Anche la più comprensibile delle intenzioni per aprire la porta alla selezione degli embrioni sani finisce per legittimare lo scarto degli esemplari difettosi
Giacomo Samek Lodovici
In questi giorni la Corte Costituzionale sta valutando la legittimità del divieto di diagnosi pre-impianto contenuto nella legge 40 e confermato dalla volontà popolare nel referendum del 2005.
Più volte su questo giornale è stato notato che, qualora la Corte decidesse di abrogare il divieto, con ciò si finirebbe con l’introdurrebbe nel nostro ordinamento – anche non volendolo – un principio di eugenetica. Sarebbe un grave passo su una china estremamente pericolosa.
Diversi giuristi hanno segnalato che la sentenza della Consulta che un anno fa ha ammesso la fecondazione eterologa ha, in sostanza, stabilito l’esistenza di un inaccettabile “diritto al figlio”. La diagnosi pre-impianto sancirebbe, in aggiunta, un “diritto al figlio sano”, che facilmente diventerà un “diritto al figlio a scelta” con le caratteristiche desiderate, in un processo estremo di “cosificazione” dell’uomo, ridotto a mero prodotto che si può dunque scartare e distruggere a proprio piacimento.
E’ comprensibilissimo che una coppia portatrice di anomalie ereditarie tema che il nascituro sia affetto da malattie serie. Ma la diagnosi pre-impianto non ha scopi terapeutici, consentendo solo di decidere se accettare o scartare l’essere umano realizzato in provetta: lo scopo non è curare la malattia ma non far nascere il concepito che risultasse malato.

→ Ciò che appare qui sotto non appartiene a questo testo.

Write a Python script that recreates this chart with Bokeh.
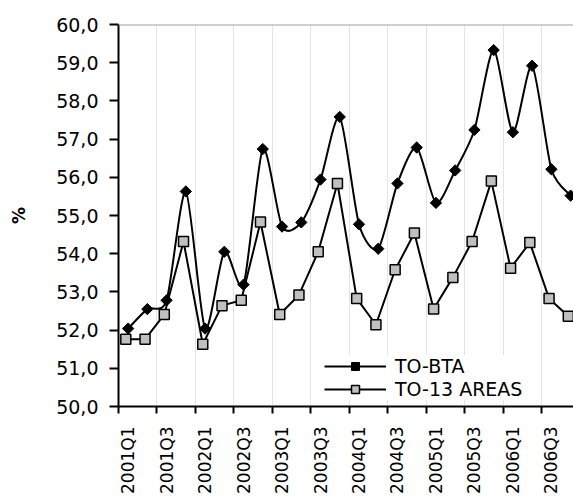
from math import pi
import numpy as np
from bokeh.plotting import figure
from bokeh.models import (Range1d, FixedTicker, Span, Legend, LegendItem,
                          ColumnDataSource)
from bokeh.transform import dodge
from bokeh.embed import file_html
from bokeh.resources import INLINE

# ---- data -------------------------------------------------------------
quarters = ["2001Q1", "2001Q2", "2001Q3", "2001Q4",
            "2002Q1", "2002Q2", "2002Q3", "2002Q4",
            "2003Q1", "2003Q2", "2003Q3", "2003Q4",
            "2004Q1", "2004Q2", "2004Q3", "2004Q4",
            "2005Q1", "2005Q2", "2005Q3", "2005Q4",
            "2006Q1", "2006Q2", "2006Q3", "2006Q4"]
to_bta = [52.04, 52.55, 52.78, 55.63, 52.04, 54.05, 53.19, 56.74,
          54.71, 54.82, 55.94, 57.58, 54.77, 54.13, 55.84, 56.78,
          55.33, 56.18, 57.24, 59.33, 57.18, 58.92, 56.21, 55.52]
to_13_areas = [51.76, 51.76, 52.41, 54.32, 51.63, 52.64, 52.78, 54.83,
               52.41, 52.92, 54.05, 55.84, 52.83, 52.14, 53.58, 54.54,
               52.55, 53.38, 54.32, 55.90, 53.62, 54.29, 52.83, 52.36]
y_ticks = [50, 51, 52, 53, 54, 55, 56, 57, 58, 59, 60]
y_tick_labels = ["50,0", "51,0", "52,0", "53,0", "54,0", "55,0",
                 "56,0", "57,0", "58,0", "59,0", "60,0"]

# category index -> centre of category slot
n = len(quarters)
xpos = [i + 0.5 for i in range(n)]
label_pos = xpos[::2]
label_txt = quarters[::2]
boundaries = [float(i) for i in range(0, n, 2)]

FONT = "DejaVu Sans"

p = figure(width=573, height=496,
           x_range=Range1d(0, 23.65), y_range=Range1d(50, 60),
           output_backend="svg", toolbar_location=None,
           min_border_left=118, min_border_right=0,
           min_border_top=24, min_border_bottom=82)
p.outline_line_color = None
p.background_fill_color = "white"
p.border_fill_color = "white"

# top border of plot area
p.add_layout(Span(location=60, dimension="width",
                  line_color="#a0a0a0", line_width=2))

# ---- series -----------------------------------------------------------
# smoothed TO-BTA line: cubic Bezier segments through the data points
TENSION = 1.0 / 8.0
P = np.column_stack([xpos, to_bta])
segs = dict(x0=[], y0=[], x1=[], y1=[], cx0=[], cy0=[], cx1=[], cy1=[])
for i in range(n - 1):
    p0 = P[max(i - 1, 0)]
    p1 = P[i]
    p2 = P[i + 1]
    p3 = P[min(i + 2, n - 1)]
    c0 = p1 + (p2 - p0) * TENSION
    c1 = p2 - (p3 - p1) * TENSION
    segs["x0"].append(p1[0]); segs["y0"].append(p1[1])
    segs["x1"].append(p2[0]); segs["y1"].append(p2[1])
    segs["cx0"].append(c0[0]); segs["cy0"].append(c0[1])
    segs["cx1"].append(c1[0]); segs["cy1"].append(c1[1])

r_bez = p.bezier(x0="x0", y0="y0", x1="x1", y1="y1",
                 cx0="cx0", cy0="cy0", cx1="cx1", cy1="cy1",
                 source=ColumnDataSource(segs),
                 line_color="black", line_width=2)

src = ColumnDataSource(dict(x=xpos, bta=to_bta, areas=to_13_areas))
r_dia = p.scatter(x="x", y="bta", source=src, marker="square",
                  angle=pi / 4, size=8, fill_color="black",
                  line_color="black", line_width=1)

r_line13 = p.line(x=dodge("x", -0.12), y="areas", source=src,
                  line_color="black", line_width=2)
r_sq = p.scatter(x=dodge("x", -0.12), y="areas", source=src,
                 marker="square", size=10, fill_color="#c0c0c0",
                 line_color="black", line_width=1.5)

# ---- axes -------------------------------------------------------------
xa = p.xaxis[0]
xa.ticker = FixedTicker(ticks=label_pos, minor_ticks=boundaries)
xa.major_label_overrides = {pos: lab for pos, lab in zip(label_pos, label_txt)}
xa.major_tick_out = 0
xa.major_tick_in = 0
xa.minor_tick_out = 7
xa.minor_tick_in = 0
xa.minor_tick_line_color = "black"
xa.minor_tick_line_width = 2
xa.axis_line_color = "black"
xa.axis_line_width = 2
xa.major_label_orientation = pi / 2
xa.major_label_standoff = 13
xa.major_label_text_font = FONT
xa.major_label_text_font_size = "17px"
xa.major_label_text_color = "black"

ya = p.yaxis[0]
ya.ticker = FixedTicker(ticks=y_ticks)
ya.major_label_overrides = {t: l for t, l in zip(y_ticks, y_tick_labels)}
ya.major_tick_out = 9
ya.major_tick_in = 0
ya.major_tick_line_width = 2
ya.major_tick_line_color = "black"
ya.minor_tick_line_color = None
ya.axis_line_color = "black"
ya.axis_line_width = 2
ya.major_label_standoff = 11
ya.major_label_text_font = FONT
ya.major_label_text_font_size = "19px"
ya.major_label_text_color = "black"
ya.axis_label = "%"
ya.axis_label_text_font = FONT
ya.axis_label_text_font_size = "17px"
ya.axis_label_text_font_style = "bold"
ya.axis_label_text_color = "black"
ya.axis_label_standoff = 24

p.xgrid.ticker = FixedTicker(ticks=boundaries[1:])
p.xgrid.grid_line_color = "#c8c8c8"
p.xgrid.grid_line_width = 1
p.xgrid.grid_line_dash = "1 1"
p.ygrid.visible = False

# ---- legend -----------------------------------------------------------
legend = Legend(items=[LegendItem(label="TO-BTA", renderers=[r_bez, r_dia]),
                       LegendItem(label="TO-13 AREAS", renderers=[r_line13, r_sq])],
                location=(206, 6), margin=0, padding=7, spacing=1,
                glyph_width=62, glyph_height=20, label_height=20,
                label_standoff=9, border_line_color=None,
                background_fill_color="white", background_fill_alpha=1.0,
                label_text_font=FONT, label_text_font_size="19px",
                label_text_color="black")
p.add_layout(legend)

open("out.html", "w").write(file_html(p, INLINE))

Ma il concepito con gameti umani è indiscutibilmente un essere umano, il più indifeso. Ogni essere umano è più prezioso di tutte le opere d’arte messe insieme, e lo è per il suo mero esserci, non per caratteristiche intellettuali o fisiche, o per la sua utilità sociale. I bioeticisti di matrice personalista hanno varie volte argomentato che il concepito è uno di noi (differisce solo per la quantità della materia che lo costituisce e per la complessità della sua organizzazione).
Per poter valutare correttamente la questione richiamiamo il principio di precauzione: se nella società c’è divergenza circa lo statuto del concepito, lo Stato dovrebbe fare come il cacciatore che non deve sparare contro una siepe che vede muoversi se non è certo della natura di ciò che si trova oltre. Se non si hanno certezze sullo status del concepito neppure si dovrebbe rischiare di consentire una pratica di selezione che rischia di essere eugenetica.
Dicevamo della china pericolosa. Se già è gravissimo uccidere un essere umano per le sue patologie, la situazione diventa sempre più aberrante quando il concetto di salute si dilata, come è avvenuto in Paesi dove l’eugenetica è stata applicata: per esempio nella Germania nazista, ma anche in alcuni Paesi nordici e anglosassoni. Si dilata fino a includere anche la tutela della salute di chi deve prendersi cura di un essere umano o di chi si imbatte in altri esseri umani che gli procurano fastidio. Nella loro salute viene incluso anche un concetto di benessere che è difficilmente definibile e che può aprire la porta ad abusi non più circoscrivibili.
Infine, il concetto di salute si amplifica fino a riguardare l’intera specie umana, che si asserisce debba essere risanata dagli esemplari difettosi.